WHAT YOU SHOULD DO =>
Retype only what runs from the first line of the records to the line with "HIGHLIGHT_UID = 1", inclusive, and no pictures.

EXERCISE MATERIALS =>
=-=-=

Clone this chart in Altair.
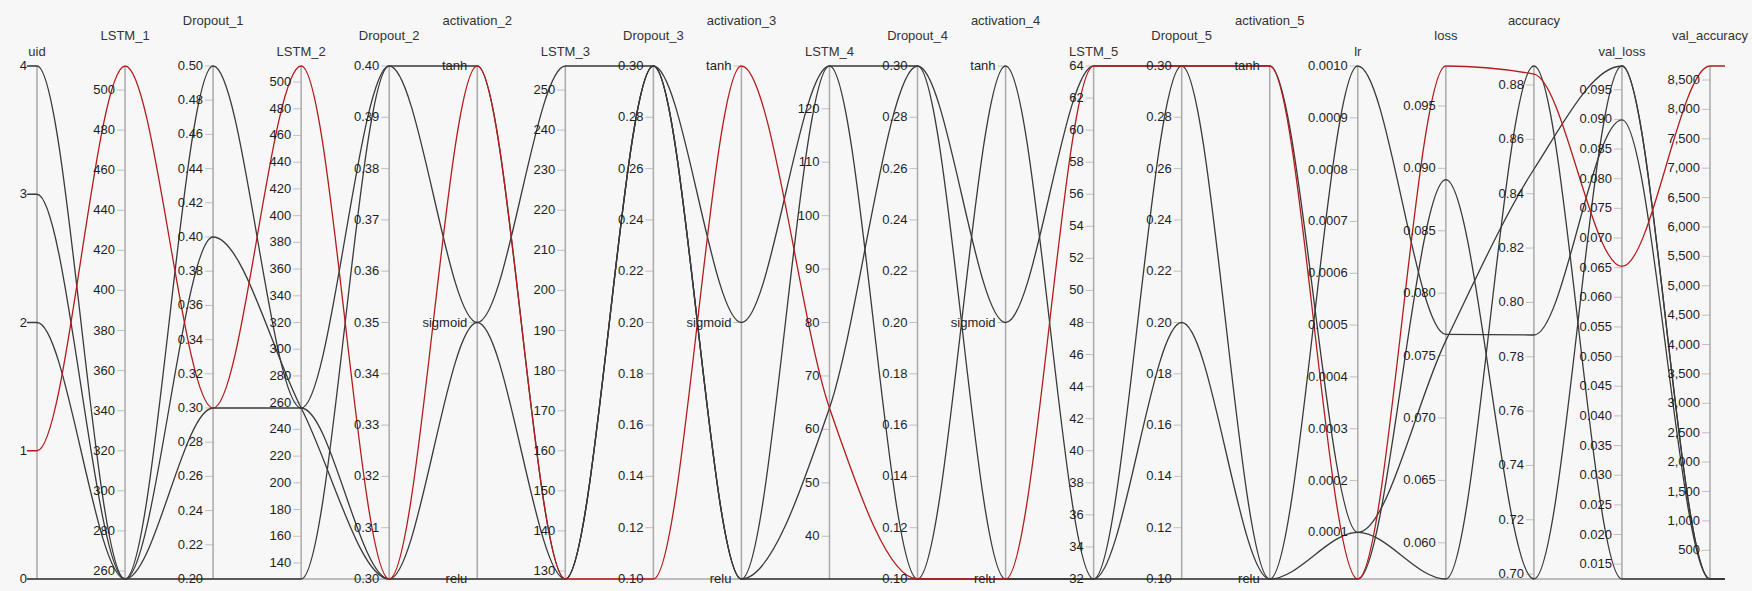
import altair as alt
import pandas as pd

# ---------------- data ----------------
AXES = ["uid", "LSTM_1", "Dropout_1", "LSTM_2", "Dropout_2", "activation_2",
        "LSTM_3", "Dropout_3", "activation_3", "LSTM_4", "Dropout_4", "activation_4",
        "LSTM_5", "Dropout_5", "activation_5", "lr", "loss", "accuracy",
        "val_loss", "val_accuracy"]
CATEGORIES = ["relu", "sigmoid", "tanh"]

uid = [0, 1, 2, 3, 4]
LSTM_1 = [256, 512, 256, 256, 256]
Dropout_1 = [0.2, 0.3, 0.5, 0.4, 0.3]
LSTM_2 = [128, 512, 256, 256, 256]
Dropout_2 = [0.4, 0.3, 0.4, 0.3, 0.3]
activation_2 = ["tanh", "tanh", "sigmoid", "sigmoid", "relu"]
LSTM_3 = [128, 128, 256, 128, 128]
Dropout_3 = [0.3, 0.1, 0.3, 0.3, 0.3]
activation_3 = ["relu", "tanh", "sigmoid", "relu", "relu"]
LSTM_4 = [128, 64, 128, 64, 32]
Dropout_4 = [0.1, 0.1, 0.3, 0.3, 0.1]
activation_4 = ["tanh", "relu", "sigmoid", "relu", "relu"]
LSTM_5 = [32, 64, 64, 32, 32]
Dropout_5 = [0.3, 0.3, 0.3, 0.2, 0.1]
activation_5 = ["relu", "tanh", "tanh", "relu", "relu"]
lr = [0.001, 0.00001, 0.0001, 0.0001, 0.00001]
loss = [0.0767, 0.0982, 0.0762, 0.0571, 0.0891]
accuracy = [0.788, 0.884, 0.849, 0.887, 0.6982]
val_loss = [0.0899, 0.0652, 0.0990, 0.0125, 0.0990]
val_accuracy = [12, 8738, 12, 12, 12]

HIGHLIGHT_UID = 1

uid_ticks = ["0", "1", "2", "3", "4"]
LSTM_1_ticks = ["260", "280", "300", "320", "340", "360", "380", "400", "420", "440",
                "460", "480", "500"]
Dropout_1_ticks = ["0.20", "0.22", "0.24", "0.26", "0.28", "0.30", "0.32", "0.34",
                   "0.36", "0.38", "0.40", "0.42", "0.44", "0.46", "0.48", "0.50"]
LSTM_2_ticks = ["140", "160", "180", "200", "220", "240", "260", "280", "300", "320",
                "340", "360", "380", "400", "420", "440", "460", "480", "500"]
Dropout_2_ticks = ["0.30", "0.31", "0.32", "0.33", "0.34", "0.35", "0.36", "0.37",
                   "0.38", "0.39", "0.40"]
LSTM_3_ticks = ["130", "140", "150", "160", "170", "180", "190", "200", "210", "220",
                "230", "240", "250"]
Dropout_3_ticks = ["0.10", "0.12", "0.14", "0.16", "0.18", "0.20", "0.22", "0.24",
                   "0.26", "0.28", "0.30"]
LSTM_4_ticks = ["40", "50", "60", "70", "80", "90", "100", "110", "120"]
Dropout_4_ticks = ["0.10", "0.12", "0.14", "0.16", "0.18", "0.20", "0.22", "0.24",
                   "0.26", "0.28", "0.30"]
LSTM_5_ticks = ["32", "34", "36", "38", "40", "42", "44", "46", "48", "50", "52", "54",
                "56", "58", "60", "62", "64"]
Dropout_5_ticks = ["0.10", "0.12", "0.14", "0.16", "0.18", "0.20", "0.22", "0.24",
                   "0.26", "0.28", "0.30"]
lr_ticks = ["0.0001", "0.0002", "0.0003", "0.0004", "0.0005", "0.0006", "0.0007",
            "0.0008", "0.0009", "0.0010"]
loss_ticks = ["0.060", "0.065", "0.070", "0.075", "0.080", "0.085", "0.090", "0.095"]
accuracy_ticks = ["0.70", "0.72", "0.74", "0.76", "0.78", "0.80", "0.82", "0.84",
                  "0.86", "0.88"]
val_loss_ticks = ["0.015", "0.020", "0.025", "0.030", "0.035", "0.040", "0.045",
                  "0.050", "0.055", "0.060", "0.065", "0.070", "0.075", "0.080",
                  "0.085", "0.090", "0.095"]
val_accuracy_ticks = ["500", "1,000", "1,500", "2,000", "2,500", "3,000", "3,500",
                      "4,000", "4,500", "5,000", "5,500", "6,000", "6,500", "7,000",
                      "7,500", "8,000", "8,500"]

# ---------------- tables ----------------
columns = [uid, LSTM_1, Dropout_1, LSTM_2, Dropout_2, activation_2, LSTM_3, Dropout_3,
           activation_3, LSTM_4, Dropout_4, activation_4, LSTM_5, Dropout_5,
           activation_5, lr, loss, accuracy, val_loss, val_accuracy]
tick_lists = [uid_ticks, LSTM_1_ticks, Dropout_1_ticks, LSTM_2_ticks, Dropout_2_ticks,
              None, LSTM_3_ticks, Dropout_3_ticks, None, LSTM_4_ticks, Dropout_4_ticks,
              None, LSTM_5_ticks, Dropout_5_ticks, None, lr_ticks, loss_ticks,
              accuracy_ticks, val_loss_ticks, val_accuracy_ticks]

line_rows, tick_rows, title_rows = [], [], []
n_axes = len(AXES)
for i, (name, col, ticks) in enumerate(zip(AXES, columns, tick_lists)):
    title_rows.append({"pos": i, "title": name, "level": i % 3, "top": 1.0})
    if isinstance(col[0], str):
        present = [c for c in CATEGORIES if c in col]
        rank = {c: k for k, c in enumerate(present)}
        span = max(len(present) - 1, 1)
        norms = [rank[v] / span for v in col]
        for c in present:
            tick_rows.append({"pos": i, "norm": rank[c] / span, "label": c})
    else:
        lo, hi = min(col), max(col)
        norms = [(v - lo) / (hi - lo) for v in col]
        for t in ticks:
            val = float(t.replace(",", ""))
            tick_rows.append({"pos": i, "norm": (val - lo) / (hi - lo), "label": t})
    for u, nv in zip(uid, norms):
        line_rows.append({"uid": u, "pos": i, "norm": nv})

# short horizontal run-outs before the first and after the last axis
LEFT_RUN, RIGHT_RUN = -0.115, n_axes - 1 + 0.17
first = {r["uid"]: r["norm"] for r in line_rows if r["pos"] == 0}
last = {r["uid"]: r["norm"] for r in line_rows if r["pos"] == n_axes - 1}
for u in uid:
    line_rows.append({"uid": u, "pos": LEFT_RUN, "norm": first[u]})
    line_rows.append({"uid": u, "pos": RIGHT_RUN, "norm": last[u]})

lines_df = pd.DataFrame(line_rows)
ticks_df = pd.DataFrame(tick_rows)
titles_df = pd.DataFrame(title_rows)
axes_df = pd.DataFrame({"pos": list(range(n_axes)), "lo": 0.0, "hi": 1.0})
base_df = pd.DataFrame({"x0": [LEFT_RUN], "x1": [RIGHT_RUN], "y0": [0.0]})

# ---------------- chart ----------------
W, H = 1673, 513
xs = alt.Scale(domain=[0, n_axes - 1], nice=False, zero=False)
ys = alt.Scale(domain=[0, 1], nice=False, zero=False)
FONT = "Liberation Sans"
AXIS_GRAY = "#a9a9a9"

baseline = alt.Chart(base_df).mark_rule(color=AXIS_GRAY, strokeWidth=1.5).encode(
    x=alt.X("x0:Q", scale=xs, axis=None), x2="x1:Q",
    y=alt.Y("y0:Q", scale=ys, axis=None),
)

axis_lines = alt.Chart(axes_df).mark_rule(color=AXIS_GRAY, strokeWidth=1.5).encode(
    x=alt.X("pos:Q", scale=xs, axis=None),
    y=alt.Y("lo:Q", scale=ys, axis=None),
    y2="hi:Q",
)

tick_marks = alt.Chart(ticks_df).mark_tick(
    orient="horizontal", size=8, thickness=1, xOffset=-4, color=AXIS_GRAY
).encode(
    x=alt.X("pos:Q", scale=xs, axis=None),
    y=alt.Y("norm:Q", scale=ys, axis=None),
)

black_lines = alt.Chart(lines_df).transform_filter(
    alt.datum.uid != HIGHLIGHT_UID
).mark_line(interpolate="monotone", color="#3a3a3a", strokeWidth=1.3).encode(
    x=alt.X("pos:Q", scale=xs, axis=None),
    y=alt.Y("norm:Q", scale=ys, axis=None),
    detail="uid:N",
)
red_line = alt.Chart(lines_df).transform_filter(
    alt.datum.uid == HIGHLIGHT_UID
).mark_line(interpolate="monotone", color="#b51c1c", strokeWidth=1.3).encode(
    x=alt.X("pos:Q", scale=xs, axis=None),
    y=alt.Y("norm:Q", scale=ys, axis=None),
    detail="uid:N",
)

tick_labels = alt.Chart(ticks_df).mark_text(
    align="right", baseline="middle", dx=-10, font=FONT, fontSize=13, color="#1e1e1e"
).encode(
    x=alt.X("pos:Q", scale=xs, axis=None),
    y=alt.Y("norm:Q", scale=ys, axis=None),
    text="label:N",
)

title_layers = []
for level, dy in [(0, -14), (1, -30), (2, -45)]:
    title_layers.append(
        alt.Chart(titles_df).transform_filter(alt.datum.level == level).mark_text(
            align="center", baseline="middle", dy=dy, font=FONT, fontSize=13,
            color="#333333"
        ).encode(
            x=alt.X("pos:Q", scale=xs, axis=None),
            y=alt.Y("top:Q", scale=ys, axis=None),
            text="title:N",
        )
    )

chart = alt.layer(
    baseline, axis_lines, tick_marks, black_lines, red_line, tick_labels, *title_layers
).properties(
    width=W, height=H,
    autosize=alt.AutoSizeParams(type="none"),
    padding={"left": 37, "top": 66, "right": 42, "bottom": 12},
    background="#f7f7f7",
).configure_view(stroke=None)

chart.save("out.html", embed_options={"renderer": "svg", "actions": False})
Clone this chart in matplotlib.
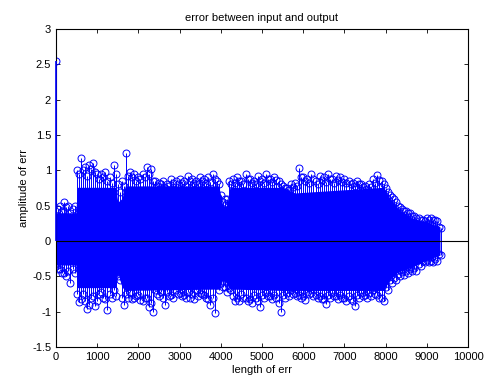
import matplotlib
matplotlib.use('Agg')
import matplotlib.pyplot as plt
import numpy as np

# peak values per 100-sample bin
bin_start = list(range(0, 9400, 100))
upper = [2.55, 0.5, 0.55, 0.5, 0.45, 1.0, 1.17, 1.05, 1.08, 1.1,
         0.95, 0.95, 0.97, 0.9, 1.07, 0.8, 0.85, 1.25, 0.98, 0.95,
         0.9, 0.95, 1.05, 1.02, 0.85, 0.82, 0.85, 0.8, 0.88, 0.85,
         0.88, 0.85, 0.92, 0.88, 0.85, 0.9, 0.88, 0.9, 0.95, 0.85,
         0.65, 0.6, 0.85, 0.88, 0.9, 0.85, 0.95, 0.88, 0.85, 0.92,
         0.88, 0.95, 0.88, 0.9, 0.85, 0.78, 0.75, 0.8, 0.82, 1.03,
         0.9, 0.88, 0.95, 0.85, 0.92, 0.9, 0.95, 0.88, 0.92, 0.9,
         0.88, 0.85, 0.82, 0.85, 0.8, 0.78, 0.8, 0.88, 0.93, 0.85,
         0.75, 0.65, 0.6, 0.5, 0.45, 0.42, 0.4, 0.35, 0.33, 0.3,
         0.32, 0.33, 0.3, 0.2]
lower = [-0.4, -0.45, -0.5, -0.59, -0.45, -0.86, -0.75, -0.96, -0.8, -0.92,
         -0.75, -0.8, -0.98, -0.8, -0.78, -0.55, -0.9, -0.8, -0.82, -0.78,
         -0.83, -0.8, -0.93, -1.0, -0.75, -0.72, -0.9, -0.78, -0.8, -0.75,
         -0.78, -0.8, -0.8, -0.82, -0.78, -0.75, -0.8, -0.9, -1.02, -0.7,
         -0.65, -0.72, -0.7, -0.85, -0.85, -0.8, -0.85, -0.88, -0.8, -0.94,
         -0.8, -0.78, -0.82, -0.8, -1.0, -0.8, -0.78, -0.75, -0.78, -0.8,
         -0.84, -0.75, -0.78, -0.8, -0.82, -0.89, -0.8, -0.78, -0.82, -0.8,
         -0.85, -0.82, -0.92, -0.8, -0.78, -0.8, -0.78, -0.75, -0.8, -0.85,
         -0.7, -0.6, -0.55, -0.5, -0.48, -0.45, -0.42, -0.42, -0.35, -0.3,
         -0.3, -0.3, -0.28, -0.2]

# second-highest values per bin
upper2 = [0.45, 0.42, 0.48, 0.4, 0.5,
          0.95, 1.0, 0.92, 1.02, 0.98, 0.88, 0.9, 0.85, 0.82, 0.95,
          0.7, 0.78,
          0.92, 0.9, 0.85, 0.88, 0.9, 0.95, 0.85,
          0.78, 0.8, 0.75, 0.78, 0.82, 0.8, 0.82, 0.78, 0.85, 0.82, 0.8, 0.85, 0.82, 0.84, 0.88, 0.8,
          0.55, 0.6,
          0.8, 0.82, 0.85, 0.8, 0.88, 0.82, 0.8, 0.85, 0.82, 0.88, 0.84, 0.86, 0.8, 0.75, 0.72, 0.76, 0.78, 0.9,
          0.85, 0.82, 0.88, 0.8, 0.86, 0.84, 0.88, 0.82, 0.86, 0.84,
          0.82, 0.8, 0.78, 0.8, 0.76, 0.74, 0.76, 0.82, 0.86, 0.8,
          0.7, 0.62, 0.55, 0.48, 0.42, 0.4, 0.36, 0.33, 0.3, 0.28, 0.3, 0.3, 0.28, 0.18]
lower2 = [-0.35, -0.4, -0.45, -0.42, -0.4,
          -0.75, -0.82, -0.85, -0.9, -0.78, -0.85, -0.72, -0.82, -0.75, -0.7,
          -0.5, -0.8,
          -0.75, -0.72, -0.8, -0.76, -0.85, -0.8, -0.88,
          -0.7, -0.78, -0.8, -0.72, -0.76, -0.7, -0.74, -0.76, -0.72, -0.75, -0.7, -0.74, -0.76, -0.82, -0.8, -0.62,
          -0.6, -0.65,
          -0.66, -0.78, -0.8, -0.75, -0.8, -0.82, -0.76, -0.85, -0.76, -0.74, -0.78, -0.76, -0.88, -0.76, -0.74, -0.7, -0.74, -0.76,
          -0.78, -0.72, -0.74, -0.76, -0.78, -0.82, -0.76, -0.74, -0.78, -0.76,
          -0.8, -0.78, -0.85, -0.76, -0.74, -0.76, -0.74, -0.7, -0.76, -0.8,
          -0.65, -0.55, -0.52, -0.46, -0.44, -0.42, -0.4, -0.38, -0.32, -0.28, -0.27, -0.28, -0.26, -0.18]

# dense core of the stem cloud (solid blue region)
core_x = [10, 480, 520, 1450, 1500, 1600, 1680, 3950, 4050, 4150, 4220, 5500, 5800, 7950, 8100, 8300, 8600, 9000, 9320]
core_hi = [0.4, 0.4, 0.76, 0.76, 0.55, 0.6, 0.78, 0.78, 0.5, 0.5, 0.76, 0.76, 0.68, 0.76, 0.6, 0.46, 0.33, 0.27, 0.2]
core_lo = [-0.34, -0.34, -0.66, -0.66, -0.45, -0.65, -0.7, -0.68, -0.55, -0.6, -0.68, -0.7, -0.7, -0.7, -0.55, -0.44, -0.38, -0.27, -0.2]

plt.rcParams['font.family'] = ['Liberation Sans', 'DejaVu Sans']
plt.rcParams['font.size'] = 8

fig = plt.figure(figsize=(4.85, 3.81), dpi=100)
ax = fig.add_axes([56 / 485, 34 / 381, 412 / 485, 318 / 381])

blue = '#0000ff'
xa = np.array(bin_start) + 1
xb = np.array(bin_start) + 50

ax.fill_between(core_x, core_lo, core_hi, color=blue, lw=0)
for xs, ys in [(xa, upper), (xb, lower), (xb, upper2), (xa, lower2)]:
    ax.vlines(xs, 0, ys, color=blue, lw=0.7)
    ax.plot(xs, ys, 'o', mfc='none', mec=blue, ms=5, mew=0.7)
# the big first sample sits on the left axis line
ax.vlines(xa[0], 0, upper[0], color=blue, lw=1.2, zorder=3, clip_on=False)
ax.axhline(0, color='k', lw=0.8)

ax.set_xlim(0, 10000)
ax.set_ylim(-1.5, 3)
ax.set_xticks(np.arange(0, 10001, 1000))
ax.set_yticks(np.arange(-1.5, 3.01, 0.5))
ax.set_yticklabels(['-1.5', '-1', '-0.5', '0', '0.5', '1', '1.5', '2', '2.5', '3'])
ax.tick_params(direction='in', top=True, right=True, length=3, width=0.6)
for s in ax.spines.values():
    s.set_linewidth(0.8)

ax.set_title('error between input and output', fontsize=8)
ax.set_xlabel('length of err', labelpad=2)
ax.set_ylabel('amplitude of err', labelpad=2)

fig.savefig('out.png', dpi=100)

=-=-=

TASK RESPONSE =>
Clone this chart in Altair.
import altair as alt
import pandas as pd

# ---------------- data ----------------
AXES = ["uid", "LSTM_1", "Dropout_1", "LSTM_2", "Dropout_2", "activation_2",
        "LSTM_3", "Dropout_3", "activation_3", "LSTM_4", "Dropout_4", "activation_4",
        "LSTM_5", "Dropout_5", "activation_5", "lr", "loss", "accuracy",
        "val_loss", "val_accuracy"]
CATEGORIES = ["relu", "sigmoid", "tanh"]

uid = [0, 1, 2, 3, 4]
LSTM_1 = [256, 512, 256, 256, 256]
Dropout_1 = [0.2, 0.3, 0.5, 0.4, 0.3]
LSTM_2 = [128, 512, 256, 256, 256]
Dropout_2 = [0.4, 0.3, 0.4, 0.3, 0.3]
activation_2 = ["tanh", "tanh", "sigmoid", "sigmoid", "relu"]
LSTM_3 = [128, 128, 256, 128, 128]
Dropout_3 = [0.3, 0.1, 0.3, 0.3, 0.3]
activation_3 = ["relu", "tanh", "sigmoid", "relu", "relu"]
LSTM_4 = [128, 64, 128, 64, 32]
Dropout_4 = [0.1, 0.1, 0.3, 0.3, 0.1]
activation_4 = ["tanh", "relu", "sigmoid", "relu", "relu"]
LSTM_5 = [32, 64, 64, 32, 32]
Dropout_5 = [0.3, 0.3, 0.3, 0.2, 0.1]
activation_5 = ["relu", "tanh", "tanh", "relu", "relu"]
lr = [0.001, 0.00001, 0.0001, 0.0001, 0.00001]
loss = [0.0767, 0.0982, 0.0762, 0.0571, 0.0891]
accuracy = [0.788, 0.884, 0.849, 0.887, 0.6982]
val_loss = [0.0899, 0.0652, 0.0990, 0.0125, 0.0990]
val_accuracy = [12, 8738, 12, 12, 12]

HIGHLIGHT_UID = 1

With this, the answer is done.